總之,《銅城采珍》作為植根於白銀特定文化土壤中的生成物,題材廣泛,概括了12年來白銀各行各業的前進態勢,而且體裁多樣,風格各異,文雅而不矜持,通俗而不媚俗,使讀者通過對過去、現在的深切體驗,去追求那應該實現的光輝燦爛的明天。

張冀林先生的報告文學《閃光的白銀》,在宏觀把握時代脈搏方麵,與《銅城采珍》堪稱姐妹篇。

在社會的發展中,行業不同,態勢各異,把握其特征和走向,談何容易。可以想見,當現實成為曆史時,後人就更難知其端倪了。據此,可以毫不誇張地說,《閃光的白銀》既有現實的意義,又有曆史的價值。統觀全書,從曆史到現實;從工農兵學到黨政商企;從荒原上的一聲爆破到群樓林立、柳暗花明;從20世紀50年代的艱苦創業到改革開放的百廢俱興;郭富山、陳廣慧、郭毓傑、高佑倉……如果說《閃光的白銀》確不失為白銀由無到有、由貧窮向小康衝刺的藝術記錄,那麼其中的典型人物、重大事件,無疑像富有魅力的特寫鏡頭一樣,盡可能地展示了白銀人民奮力跋涉的情景。真實是文藝通訊和報告文學的靈魂。《閃光的白銀》無論記人或記事,對生活的真實把握得比較準確,無嘩眾取寵之筆。該書在未成書之前已在甘肅人民廣播電台的專欄節目中陸續播發。

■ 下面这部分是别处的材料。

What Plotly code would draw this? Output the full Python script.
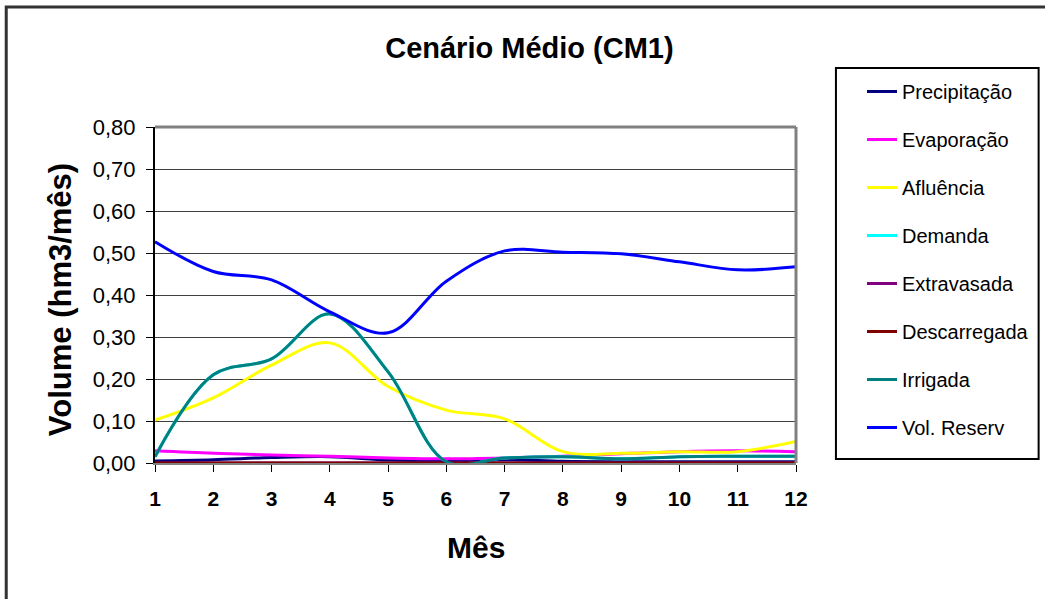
import plotly.graph_objects as go

months = list(range(1, 13))
month_labels = [str(m) for m in months]

precipitacao = [0.005, 0.008, 0.013, 0.015, 0.007, 0.005, 0.008, 0.004, 0.003, 0.003, 0.003, 0.003]
evaporacao = [0.029, 0.023, 0.019, 0.016, 0.012, 0.010, 0.012, 0.016, 0.022, 0.027, 0.029, 0.027]
afluencia = [0.102, 0.155, 0.233, 0.286, 0.182, 0.126, 0.105, 0.027, 0.023, 0.027, 0.027, 0.051]
demanda = [0.015, 0.210, 0.248, 0.355, 0.217, 0.003, 0.012, 0.015, 0.010, 0.015, 0.016, 0.016]
extravasada = [0.0] * 12
descarregada = [0.0] * 12
irrigada = [0.015, 0.210, 0.248, 0.355, 0.217, 0.003, 0.012, 0.015, 0.010, 0.015, 0.016, 0.016]
vol_reserv = [0.527, 0.456, 0.436, 0.360, 0.310, 0.433, 0.505, 0.502, 0.498, 0.479, 0.460, 0.467]

series = [
    ("Precipitação", precipitacao, "#000080"),
    ("Evaporação", evaporacao, "#FF00FF"),
    ("Afluência", afluencia, "#FFFF00"),
    ("Demanda", demanda, "#00FFFF"),
    ("Extravasada", extravasada, "#800080"),
    ("Descarregada", descarregada, "#800000"),
    ("Irrigada", irrigada, "#008080"),
    ("Vol. Reserv", vol_reserv, "#0000FF"),
]

W, H = 1045, 599
L, R, T, B = 155, 797, 127, 463
pw, ph = R - L, B - T


def px(x):
    return (x - L) / pw


def py(y):
    return (B - y) / ph


FONT = "Arial, Liberation Sans, sans-serif"

fig = go.Figure()
for name, vals, color in series:
    fig.add_trace(go.Scatter(
        x=months, y=vals, name=name, mode="lines",
        line=dict(color=color, width=3, shape="spline", smoothing=1.0),
        legendgroup=name,
    ))

fig.update_layout(
    width=W, height=H,
    margin=dict(l=L, r=W - R, t=T, b=H - B, pad=0),
    paper_bgcolor="white", plot_bgcolor="white",
    separators=",.",
    font=dict(family=FONT, color="black", size=20),
    title=dict(text="<b>Cenário Médio (CM1)</b>", font=dict(size=29, family=FONT, color="black"),
               xref="paper", x=px(530), xanchor="center",
               yref="container", y=1 - 48 / H, yanchor="middle"),
    showlegend=True,
    legend=dict(x=px(862), xanchor="left", y=py(72), yanchor="top",
                font=dict(size=20, family=FONT, color="black"),
                traceorder="grouped", tracegroupgap=19, maxheight=560,
                bgcolor="rgba(0,0,0,0)", borderwidth=0),
    xaxis=dict(range=[1, 12], tickvals=months, ticktext=[f"<b>{t}</b>" for t in month_labels],
               showgrid=False, zeroline=False, showline=True, linecolor="#808080", linewidth=2,
               ticks="outside", ticklen=7, tickcolor="black", tickwidth=1,
               tickfont=dict(size=21, family=FONT, color="black"), ticklabelstandoff=9),
    yaxis=dict(range=[0, 0.8], dtick=0.1, tick0=0, tickformat=".2f",
               showgrid=True, gridcolor="#404040", gridwidth=1, zeroline=False,
               showline=True, linecolor="black", linewidth=2,
               ticks="outside", ticklen=7, tickcolor="black", tickwidth=1,
               tickfont=dict(size=22, family=FONT, color="black"), ticklabelstandoff=6),
    shapes=[
        dict(type="rect", xref="paper", yref="paper", x0=px(6), x1=px(1055), y0=py(610), y1=py(7),
             line=dict(color="#333333", width=3), layer="below"),
        dict(type="line", xref="paper", yref="paper", x0=0, x1=1, y0=1, y1=1,
             line=dict(color="#808080", width=3)),
        dict(type="line", xref="paper", yref="paper", x0=1, x1=1, y0=0, y1=1,
             line=dict(color="#808080", width=3)),
        dict(type="rect", xref="paper", yref="paper", x0=px(837), x1=px(1040), y0=py(459), y1=py(68),
             line=dict(color="black", width=2)),
    ],
    annotations=[
        dict(text="<b>Mês</b>", xref="paper", yref="paper", x=px(477), y=py(547),
             xanchor="center", yanchor="middle", showarrow=False,
             font=dict(size=30, family=FONT, color="black")),
        dict(text="<b>Volume (hm3/mês)</b>", xref="paper", yref="paper", x=px(60), y=py(300),
             xanchor="center", yanchor="middle", showarrow=False, textangle=-90,
             font=dict(size=31, family=FONT, color="black")),
    ],
)

fig.write_html(
    "out.html", config={"displayModeBar": False},
    post_script="document.body.style.margin='0';document.body.style.overflow='hidden';"
                "document.documentElement.style.overflow='hidden';")
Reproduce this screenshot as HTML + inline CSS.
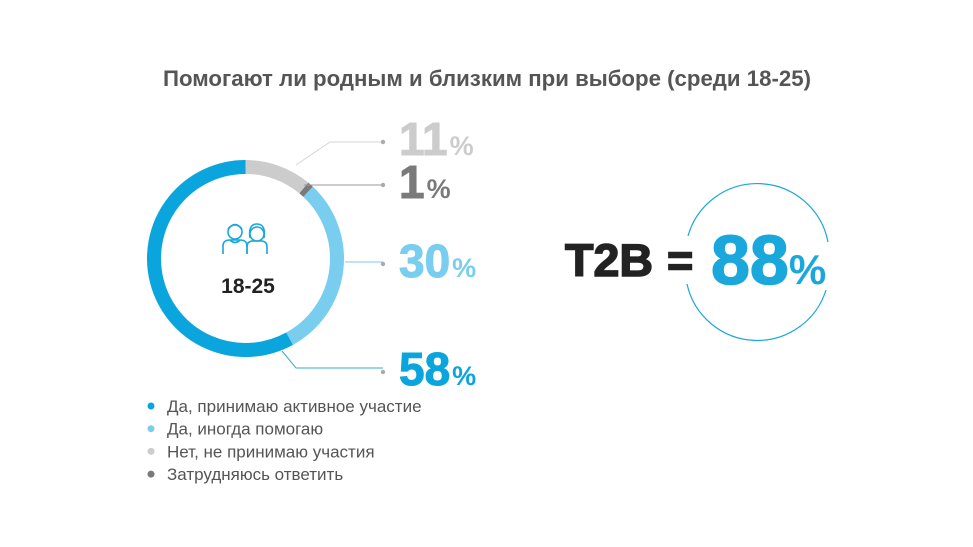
<!DOCTYPE html>
<html><head><meta charset="utf-8"><style>
body{margin:0;background:#fff;width:973px;height:547px;overflow:hidden;font-family:"Liberation Sans",sans-serif}
svg{display:block}
</style></head><body>
<svg id="chart" width="973" height="547">
<text x="487" y="86" text-anchor="middle" font-size="22" font-weight="bold" fill="#555" textLength="648" lengthAdjust="spacingAndGlyphs">Помогают ли родным и близким при выборе (среди 18-25)</text>
<g id="arcs"></g>
<g id="leaders"></g>
<g id="labels"></g>
<g fill="none" stroke="#1aa7dc" stroke-width="1.6">
<circle cx="235" cy="232" r="7"/><path d="M228 229 q7 -9 14 0"/>
<path d="M223 254 v-8 q0 -6 7 -6 h10 q7 0 7 6 v8"/><path d="M230 240 q5 5 10 0"/>
<circle cx="257" cy="234" r="7"/><path d="M250 238 q-2 -14 7 -14 q9 0 7 14"/>
<path d="M247 254 v-7 q0 -6 6 -6 h8 q6 0 6 6 v7"/>
</g>
<text x="248" y="293" text-anchor="middle" font-size="21" font-weight="bold" fill="#222">18-25</text>
<g id="legend"></g>
<text x="565" y="276" font-size="45" font-weight="900" fill="#222" stroke="#222" stroke-width="1.5" textLength="88" lengthAdjust="spacingAndGlyphs">T2B</text>
<text x="667" y="276" font-size="45" font-weight="900" fill="#222" stroke="#222" stroke-width="1.5">=</text>
<text x="711" y="284" font-size="70" font-weight="900" fill="#1aa7dc"><tspan stroke="#1aa7dc" stroke-width="1.5">88</tspan><tspan font-size="42">%</tspan></text>
<path d="M688 236 A72 72 0 0 1 828 242" fill="none" stroke="#1aa7dc" stroke-width="1.2"/>
<path d="M687 284 A72 72 0 0 0 826 290" fill="none" stroke="#1aa7dc" stroke-width="1.2"/>
</svg>
<script>
const categories=["Да, принимаю активное участие","Да, иногда помогаю","Нет, не принимаю участия","Затрудняюсь ответить"];
const values=[58,30,11,1];
const colors=["#0aa5dc","#79cdef","#cccccc","#7a7a7a"];
const drawOrder=[2,3,1,0];
const labelY=[385,277,155,198];
const leaderPaths=["282,351 296,368 383,368","345,262 383,262","296,165 330,142 383,142","304,185 383,185"];
const leaderColors=["#3aa8d0","#79cdef","#d5d5d5","#999"];
const NS="http://www.w3.org/2000/svg";
const cx=245.5,cy=258.5,r=91.5,sw=14;
function mk(t,a,p){const e=document.createElementNS(NS,t);for(const k in a)e.setAttribute(k,a[k]);p.appendChild(e);return e;}
const total=values.reduce((a,b)=>a+b,0);
function pt(frac,rad){const a=frac*2*Math.PI-Math.PI/2;return [cx+rad*Math.cos(a),cy+rad*Math.sin(a)];}
let acc=0;
const arcs=document.getElementById('arcs'),leaders=document.getElementById('leaders'),labels=document.getElementById('labels');
drawOrder.forEach(i=>{
  const s=acc/total,e=(acc+values[i])/total;acc+=values[i];
  const p0=pt(s,r),p1=pt(e,r),large=(e-s)>0.5?1:0;
  const path=mk('path',{d:`M${p0[0]} ${p0[1]} A${r} ${r} 0 ${large} 1 ${p1[0]} ${p1[1]}`,fill:'none',stroke:colors[i],'stroke-width':sw},arcs);
  
  
  const ly=labelY[i]-13;
  const ln=mk('polyline',{points:leaderPaths[i],fill:'none',stroke:leaderColors[i],'stroke-width':1},leaders);
  
  
  const d=mk('circle',{cx:383,cy:ly,r:2.2,fill:'#aaa'},leaders);
  
  
  const t=mk('text',{x:399,y:labelY[i],'font-size':46,'font-weight':900,fill:colors[i],stroke:colors[i],'stroke-width':1},labels);
  
  
  const a=mk('tspan',{},t);a.textContent=values[i];
  const b=mk('tspan',{'font-size':27,dx:2,'stroke-width':0},t);b.textContent='%';
});
const lg=document.getElementById('legend');
categories.forEach((c,i)=>{
  const y=406+i*22.7;
  const d=mk('circle',{cx:151,cy:y,r:3.5,fill:colors[i]},lg);
  
  
  const t=mk('text',{x:167,y:y+6,'font-size':17,fill:'#555'},lg);
  
  
  t.textContent=c;
});
</script>
</body></html>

在文學的方圓裏,張明顯先生的散文可謂鶴立雞群。《散文選刊》曾發表過《張明顯散文小輯》專欄,還被選人《中國西部散文》等書刊。作家的靈性可概括為對美的感知力、情感宣泄方式和對人生價值及生活意義的闡釋。張明顯的散文正是以個體生命的體驗演繹著人生之旅的無盡追求。讀其文而知其人,品味他的散文會使你深切感悟到西部風雨縱橫的曆史和多舛的歲月對作者身心的陶冶。當寄隋調侃、醉心戲謔、輕美感、重刺激的媚俗文風依然風風火火之際,張明顯的散文自當是從草萊荒漠中開辟的一條走向精神文明的坦途。不妨品味一下其作品《登山銘》和《柳祭》。

在讀《登山銘》時,我們仿佛和作者一道,牽著“奶奶”的衣襟“登”上人類征程,一種崇高的使命感油然而生。那古老的廟宇,狹窄的山路,散落在岩畔林荊中的禾草,都會幻化為一道道靈動的人生之旅的風景線。作者寫道:

不知是命運的安排,還是生活的驅使,我的人生旅程,似乎是用座座高山鋪墊起來的,又由條條山路連綴而成。

有道是“能者勞而智者憂”。與其說這是“小我”命運的傾訴,不如說是“大我”生命的抗爭。當人們把自身的追求置身於民族、國家命運的網絡之中時,曆史的風雨,生命的艱辛,自會接踵而來。倘若把《登山銘》視作生命之旅的象征,那麼另一篇散文《柳祭》無疑是高潔人格的化身。兩者恰如一對座標,對應著他全部散文的人生內涵。